■ Problem details ■
In the records below, find the line containing "Write the Plotly code for this chart." and the line containing "import plotly.graph_objects as go". Give again exactly those lines and every line between them, omitting the pictures.

— Start of Data records —

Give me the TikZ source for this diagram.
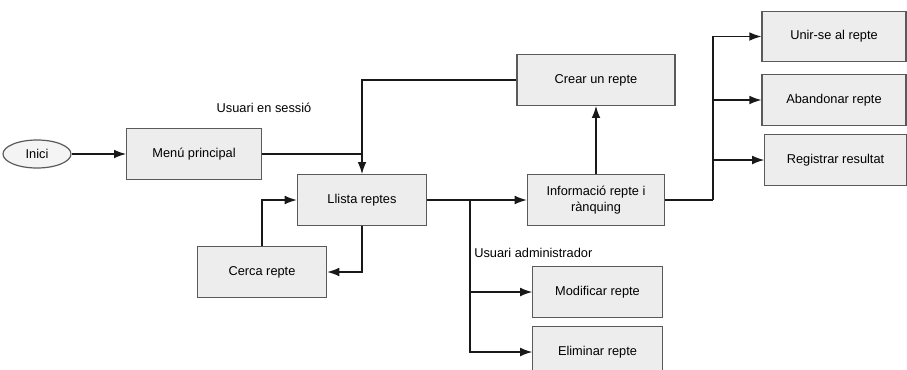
\documentclass[tikz,border=0pt]{standalone}
\usepackage{fontspec}
\setmainfont{Liberation Sans}
\usetikzlibrary{arrows.meta,shapes.geometric}
\definecolor{boxfill}{HTML}{EDEDED}
\definecolor{boxline}{HTML}{5A5A5A}
\tikzset{
  box/.style={draw=boxline, fill=boxfill, line width=0.9pt, minimum width=#1, minimum height=38pt, inner sep=2pt, align=center},
  box/.default=97pt,
  startnode/.style={ellipse, draw=boxline, fill=boxfill!60!white, line width=0.9pt, minimum width=51pt, minimum height=21pt, inner sep=1pt},
  flow/.style={draw=black!90, line width=0.9pt},
  arrow/.style={flow, -{Latex[length=9pt,width=6.5pt]}},
  note/.style={inner sep=0pt},
}
\begin{document}
\begin{tikzpicture}[x=0.75pt, y=-0.75pt, font=\fontsize{9.6}{11.5}\selectfont]
    \useasboundingbox (0,0) rectangle (907,369);
    \clip (0,0) rectangle (907,369);

    \node[startnode] (inici) at (37,154) {Inici};
    \node[box=101pt] (menu) at (194,154) {Menú principal};
    \node[box] (llista) at (362,200) {Llista reptes};
    \node[box] (cerca) at (262,272) {Cerca repte};
    \node[box=118.5pt] (crear) at (596,80) {Crear un repte};
    \node[box=103pt] (info) at (596,200) {Informació repte i\\rànquing};
    \node[box] (modif) at (597.5,292) {Modificar repte};
    \node[box] (elim) at (597.5,352) {Eliminar repte};
    \node[box=108pt] (unir) at (834,36.5) {Unir-se al repte};
    \node[box=108pt] (aband) at (834,100) {Abandonar repte};
    \node[box=106pt] (regis) at (835.5,160) {Registrar resultat};

    \node[note] (sessio) at (264,108) {Usuari en sessió};
    \node[note, anchor=west] (admin) at (474,253) {Usuari administrador};

    \coordinate (lfork) at (470,200);
    \coordinate (rfork) at (713,200);

    \draw[arrow] (inici) -- (menu);
    \draw[flow] (menu.east) -- (menu.east -| llista.north);
    \draw[arrow] (crear.west) -| (llista.north);
    \draw[arrow] (llista.south) |- (cerca.east);
    \draw[arrow] (cerca.north) |- (llista.west);
    \draw[arrow] (llista) -- (info);
    \draw[arrow] (lfork) |- (modif.west);
    \draw[arrow] (lfork) |- (elim.west);
    \draw[arrow] (info) -- (crear);
    \draw[flow] (info.east) -- (rfork);
    \draw[arrow] (rfork) |- (unir.west);
    \draw[arrow] (rfork) |- (aband.west);
    \draw[arrow] (rfork) |- (regis.west);
\end{tikzpicture}
\end{document}
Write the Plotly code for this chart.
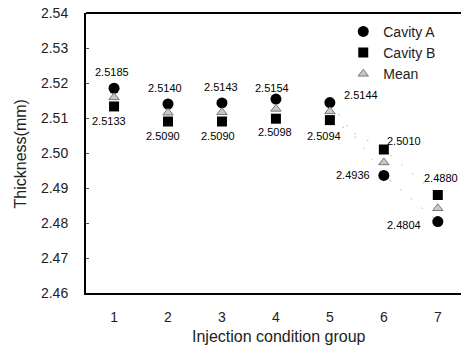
import plotly.graph_objects as go

groups = [1, 2, 3, 4, 5, 6, 7]
cavity_a = [2.5185, 2.5140, 2.5143, 2.5154, 2.5144, 2.4936, 2.4804]
cavity_b = [2.5133, 2.5090, 2.5090, 2.5098, 2.5094, 2.5010, 2.4880]
mean = [(a + b) / 2 for a, b in zip(cavity_a, cavity_b)]
y_ticks = [2.46, 2.47, 2.48, 2.49, 2.50, 2.51, 2.52, 2.53, 2.54]

# label offsets (pixels) - styling only
a_shift = [(-2, 16), (-3, 16), (-1, 16), (-4, 11), (31, 8), (-31, 0), (-34, -3)]
b_shift = [(-5, -15), (-5, -14), (-4, -14), (-1, -13), (-6, -16), (20, 9), (3, 17)]

FONT = "Liberation Sans, Arial, sans-serif"

fig = go.Figure()

# faint dotted connecting lines for the falling groups
fig.add_trace(go.Scatter(x=groups[4:], y=cavity_a[4:], mode="lines",
                         line=dict(color="#bbbbbb", width=1, dash="2px,12px"),
                         showlegend=False, hoverinfo="skip"))
fig.add_trace(go.Scatter(x=groups[4:], y=cavity_b[4:], mode="lines",
                         line=dict(color="#bbbbbb", width=1, dash="2px,12px"),
                         showlegend=False, hoverinfo="skip"))

fig.add_trace(go.Scatter(x=groups, y=cavity_a, mode="markers", name="Cavity A",
                         marker=dict(symbol="circle", size=11, color="black")))
fig.add_trace(go.Scatter(x=groups, y=cavity_b, mode="markers", name="Cavity B",
                         marker=dict(symbol="square", size=10, color="black")))
fig.add_trace(go.Scatter(x=groups, y=mean, mode="markers", name="Mean",
                         marker=dict(symbol="triangle-up", size=9, color="#c8c8c8",
                                     line=dict(color="#777777", width=1))))

annotations = []
for x, y, (dx, dy) in zip(groups, cavity_a, a_shift):
    annotations.append(dict(x=x, y=y, text=f"{y:.4f}", showarrow=False,
                            xshift=dx, yshift=dy, xanchor="center", yanchor="middle",
                            font=dict(family=FONT, size=11, color="black")))
for x, y, (dx, dy) in zip(groups, cavity_b, b_shift):
    annotations.append(dict(x=x, y=y, text=f"{y:.4f}", showarrow=False,
                            xshift=dx, yshift=dy, xanchor="center", yanchor="middle",
                            font=dict(family=FONT, size=11, color="black")))

annotations.append(dict(xref="paper", yref="paper", x=0.515, y=-0.154,
                        text="Injection condition group", showarrow=False,
                        xanchor="center", yanchor="middle",
                        font=dict(family=FONT, size=16, color="#222222")))
annotations.append(dict(xref="paper", yref="paper", x=-0.176, y=0.495,
                        text="Thickness(mm)", showarrow=False, textangle=-90,
                        xanchor="center", yanchor="middle",
                        font=dict(family=FONT, size=16, color="#222222")))

fig.update_layout(
    width=461, height=347,
    margin=dict(l=86, r=0, t=13, b=54, autoexpand=False),
    paper_bgcolor="white", plot_bgcolor="white",
    font=dict(family=FONT, size=14, color="#222222"),
    showlegend=True,
    legend=dict(x=0.686, y=0.99, xanchor="left", yanchor="top",
                bgcolor="rgba(0,0,0,0)", font=dict(size=14, family=FONT),
                tracegroupgap=0, itemsizing="trace"),
    annotations=annotations,
    shapes=[dict(type="line", xref="paper", yref="paper", x0=0, x1=1, y0=1, y1=1,
                 line=dict(color="black", width=2))],
)

fig.update_xaxes(range=[0.48, 7.43], tickvals=groups, ticktext=[str(g) for g in groups],
                 showgrid=False, zeroline=False, showline=True, linecolor="black",
                 linewidth=2, ticks="", ticklabelstandoff=10,
                 tickfont=dict(family=FONT, size=14, color="#222222"))
fig.update_yaxes(range=[2.46, 2.54], tickvals=y_ticks,
                 ticktext=[f"{v:.2f}" for v in y_ticks],
                 showgrid=False, zeroline=False, showline=True, linecolor="black",
                 linewidth=2, ticks="inside", ticklen=3, tickcolor="#555555",
                 ticklabelstandoff=13,
                 tickfont=dict(family=FONT, size=14, color="#222222"))

fig.write_html("out.html", config={"displayModeBar": False},
               post_script="document.body.style.margin='0';document.body.style.overflow='hidden';")
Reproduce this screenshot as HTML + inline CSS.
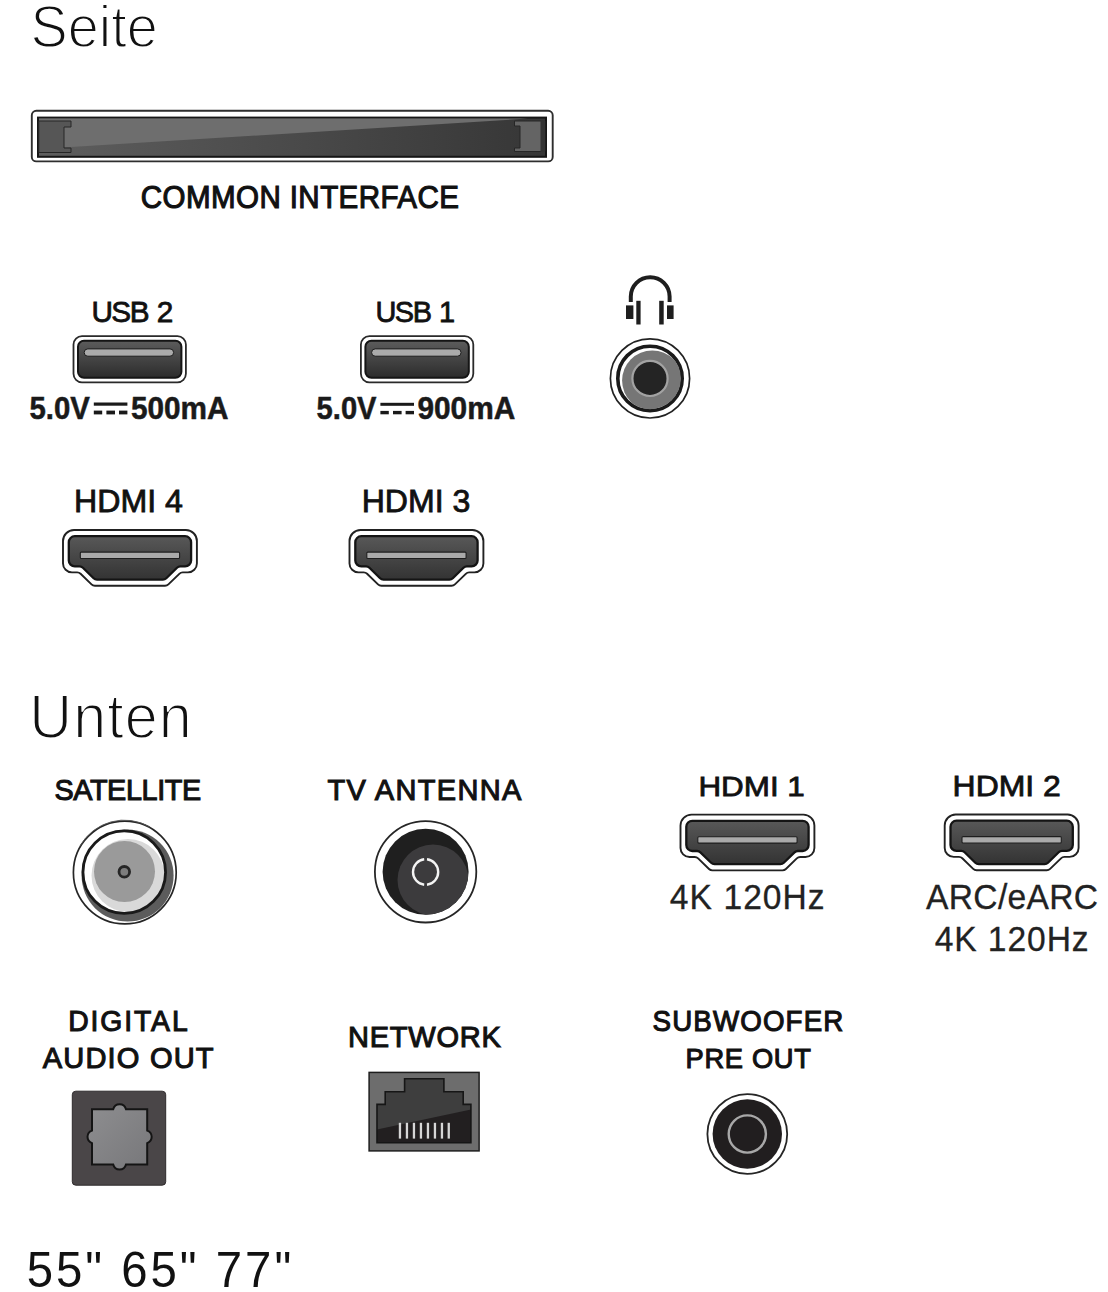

— End of Data records —

■ Response for this exercise ■
Write the Plotly code for this chart.
import plotly.graph_objects as go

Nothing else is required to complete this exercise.